The mean and covariance of $\mathbf{y}$ may be evaluated as

\[\begin{aligned} \mathbb{E}[\mathbf{y}] & = \mathbf{L} \mathbb{E}[\mathbf{x}] + \mathbf{\mu} = \mathbf{\mu} \\ \text{Cov}[\mathbf{y}] = \mathbb{E}[ (\mathbf{y} - \mathbb{E}[\mathbf{y}]) (\mathbf{y} - \mathbb{E}[\mathbf{y}])^T ] & = \mathbb{E}[ (\mathbf{L} \mathbf{x})(\mathbf{L} \mathbf{x})^T] = \mathbb{E}[ \mathbf{L} \mathbf{x} \mathbf{x}^T \mathbf{L}^T ] = \mathbf{L} \mathbb{E}[ \mathbf{x} \mathbf{x}^T ] \mathbf{L}^T = \mathbf{L} \mathbf{I}_d \mathbf{L}^T = \mathbf{\Sigma}. \end{aligned}\]

Note: If $\boldsymbol{\Sigma}$ is non-positive due to numerical issues (i.e., negative eigenvalues), the use $\boldsymbol{\Sigma} + \epsilon I_{d}$ with $\epsilon > |\lambda_{\min}|$

Then, covariane parameterization would be

\[\mathbf{y} = \mu + \mathbf{L_{\Sigma}} \mathbf{x},\]

and the precision parameterization is

\[\mathbf{y} = \mu + \mathbf{U}_{\Lambda}^{-1} \mathbf{x}.\]
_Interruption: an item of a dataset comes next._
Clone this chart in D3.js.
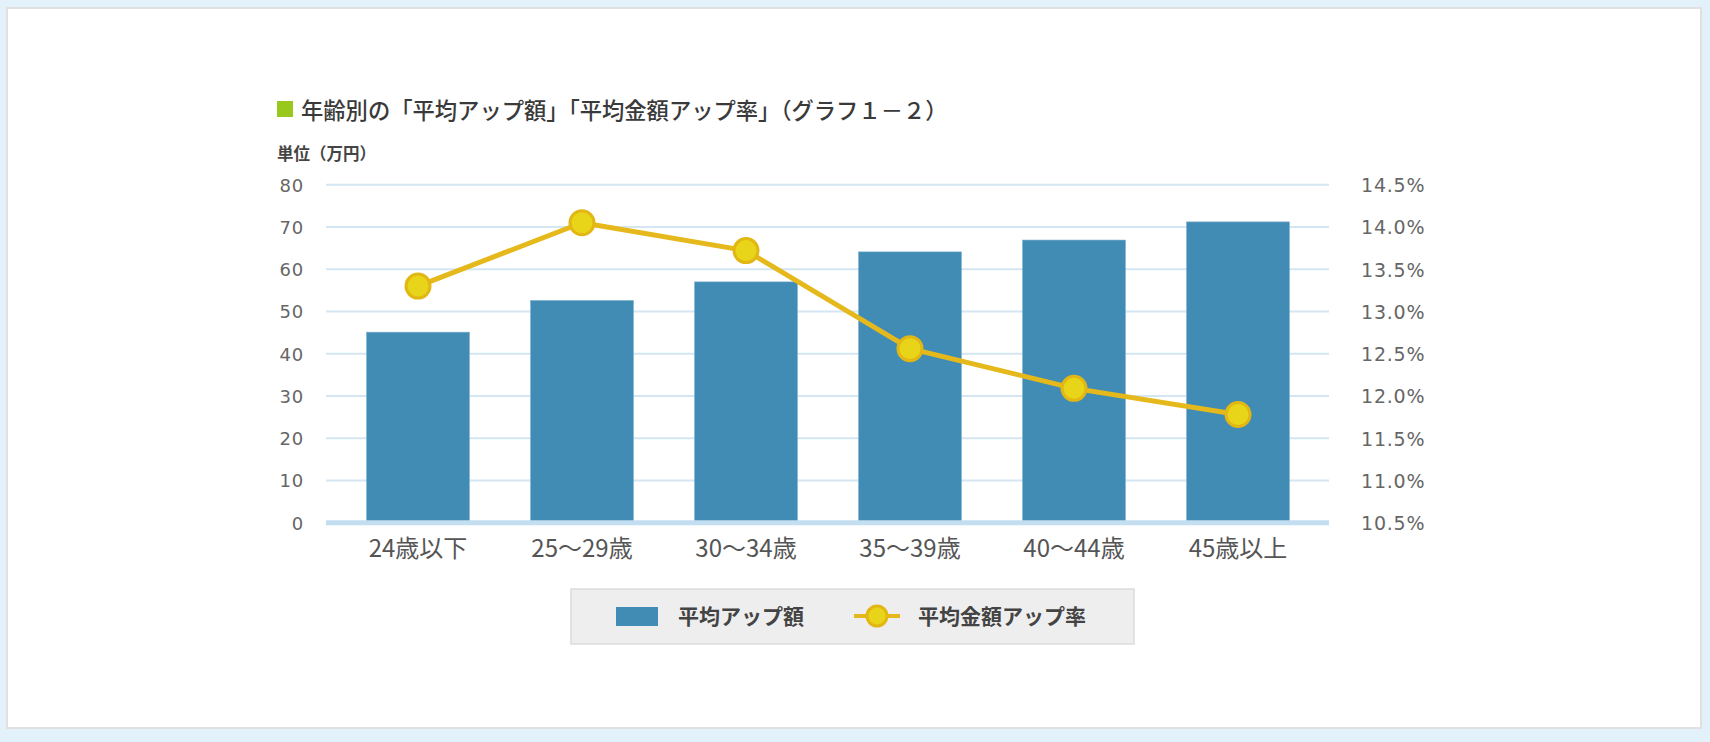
<!DOCTYPE html>
<html><head><meta charset="utf-8">
<script src="https://cdn.jsdelivr.net/npm/d3@7"></script>
<style>
html,body{margin:0;padding:0;background:#e3f1fb;}
svg{display:block;}
.cjk{font-family:"Noto Sans CJK JP","Noto Sans",sans-serif;}
.num{font-family:"DejaVu Sans",sans-serif;}
</style></head>
<body>
<svg id="chart" width="1710" height="742"></svg>
<script>
const categories = ["24歳以下","25〜29歳","30〜34歳","35〜39歳","40〜44歳","45歳以上"];
const amountValues = [45.1, 52.6, 57.0, 64.1, 66.9, 71.2];
const rateValues = [13.30, 14.05, 13.72, 12.56, 12.09, 11.78];
const leftTicks = [0,10,20,30,40,50,60,70,80];
const rightTicks = [10.5,11.0,11.5,12.0,12.5,13.0,13.5,14.0,14.5];
const titleText = "年齢別の「平均アップ額」「平均金額アップ率」（グラフ１－２）";
const unitText = "単位（万円）";
const seriesNames = ["平均アップ額","平均金額アップ率"];

const svg = d3.select("#chart");
// panel
svg.append("rect").attr("x",7).attr("y",8).attr("width",1694).attr("height",720)
  .attr("fill","#fff").attr("stroke","#e0e0e0").attr("stroke-width",2);

const x0 = 326, x1 = 1329, yTop = 184.7, yBot = 522.7;
const x = d3.scaleBand().domain(categories).range([336,1320]).paddingInner(0.372).paddingOuter(0.186);
const yL = d3.scaleLinear().domain([0,80]).range([yBot,yTop]);
const yR = d3.scaleLinear().domain([10.5,14.5]).range([yBot,yTop]);

// title
svg.append("rect").attr("x",277).attr("y",101).attr("width",16).attr("height",16).attr("fill","#97c81b");
svg.append("text").attr("class","cjk").attr("x",301).attr("y",118.5).attr("font-size",22.3).attr("font-weight",500)
  .attr("fill","#3a3a3a").text(titleText);
svg.append("text").attr("class","cjk").attr("x",277).attr("y",160).attr("font-size",16.5).attr("font-weight","bold")
  .attr("fill","#444").text(unitText);

// gridlines
svg.append("g").selectAll("line").data(leftTicks.filter(d=>d>0)).join("line")
  .attr("x1",x0).attr("x2",x1).attr("y1",d=>yL(d)).attr("y2",d=>yL(d))
  .attr("stroke","#d4e6f2").attr("stroke-width",2);

// left axis
const gl = svg.append("g").attr("transform",`translate(${x0-22},0)`)
  .call(d3.axisLeft(yL).tickValues(leftTicks).tickSize(0).tickPadding(0));
gl.select(".domain").remove();
gl.selectAll("text").attr("class","num").attr("font-size",18).attr("fill","#666").attr("letter-spacing",0.8).attr("dy","0.36em");

// right axis
const gr = svg.append("g").attr("transform",`translate(${x1+32},0)`)
  .call(d3.axisRight(yR).tickValues(rightTicks).tickSize(0).tickPadding(0).tickFormat(d=>d3.format(".1f")(d)+"%"));
gr.select(".domain").remove();
gr.selectAll("text").attr("class","num").attr("font-size",19).attr("fill","#666").attr("letter-spacing",0.8).attr("dy","0.36em");

// bars
svg.append("g").selectAll("rect").data(categories).join("rect")
  .attr("x",d=>x(d)).attr("width",x.bandwidth())
  .attr("y",(d,i)=>yL(amountValues[i])).attr("height",(d,i)=>yL(0)-yL(amountValues[i]))
  .attr("fill","#418cb5").attr("stroke","#7fb2d0").attr("stroke-width",0.6);

// baseline
svg.append("line").attr("x1",x0).attr("x2",x1).attr("y1",yL(0)).attr("y2",yL(0))
  .attr("stroke","#c3def0").attr("stroke-width",5);

// x axis labels
const gx = svg.append("g").attr("transform",`translate(0,${yBot})`)
  .call(d3.axisBottom(x).tickSize(0).tickPadding(0));
gx.select(".domain").remove();
gx.selectAll("text").attr("class","cjk").attr("font-size",24).attr("fill","#555").attr("dy","1.45em");

// line
const line = d3.line().x((d,i)=>x(categories[i])+x.bandwidth()/2).y(d=>yR(d));
svg.append("path").datum(rateValues).attr("d",line).attr("fill","none")
  .attr("stroke","#e5b91b").attr("stroke-width",5).attr("stroke-linejoin","round");
svg.append("g").selectAll("circle").data(rateValues).join("circle")
  .attr("cx",(d,i)=>x(categories[i])+x.bandwidth()/2).attr("cy",d=>yR(d)).attr("r",12)
  .attr("fill","#e8d418").attr("stroke","#e2b714").attr("stroke-width",3);

// legend
const lg = svg.append("g");
lg.append("rect").attr("x",571).attr("y",589).attr("width",563).attr("height",55)
  .attr("fill","#eeeeee").attr("stroke","#dcdcdc").attr("stroke-width",1.5);
lg.append("rect").attr("x",616).attr("y",607).attr("width",42).attr("height",19).attr("fill","#418cb5");
lg.append("text").attr("class","cjk").attr("x",678).attr("y",624).attr("font-size",21).attr("font-weight","bold")
  .attr("fill","#444").text(seriesNames[0]);
lg.append("line").attr("x1",854).attr("x2",900).attr("y1",616).attr("y2",616).attr("stroke","#e5b91b").attr("stroke-width",4);
lg.append("circle").attr("cx",877).attr("cy",616).attr("r",10).attr("fill","#e8d418").attr("stroke","#e2b714").attr("stroke-width",3);
lg.append("text").attr("class","cjk").attr("x",918).attr("y",624).attr("font-size",21).attr("font-weight","bold")
  .attr("fill","#444").text(seriesNames[1]);
</script>
</body></html>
where $\mathbf{\Lambda} = \mathbf{\Sigma}^{-1}$

You might be wondering why I didn’t just write $y=\mu+\mathbf{L}_{\Lambda} \mathbf{x}$ for the precision parameterization where refers to the lower Cholesky factor of the inverse of $\mathbf{\Sigma}$ (which would have been correct and not required the special note about the upper/lower Cholesky forms). It turns out that inverting a triangular matrix (e.g., the Cholesky form) is more numerically stable and efficient than inverting the original symmetric positive-definite matrix.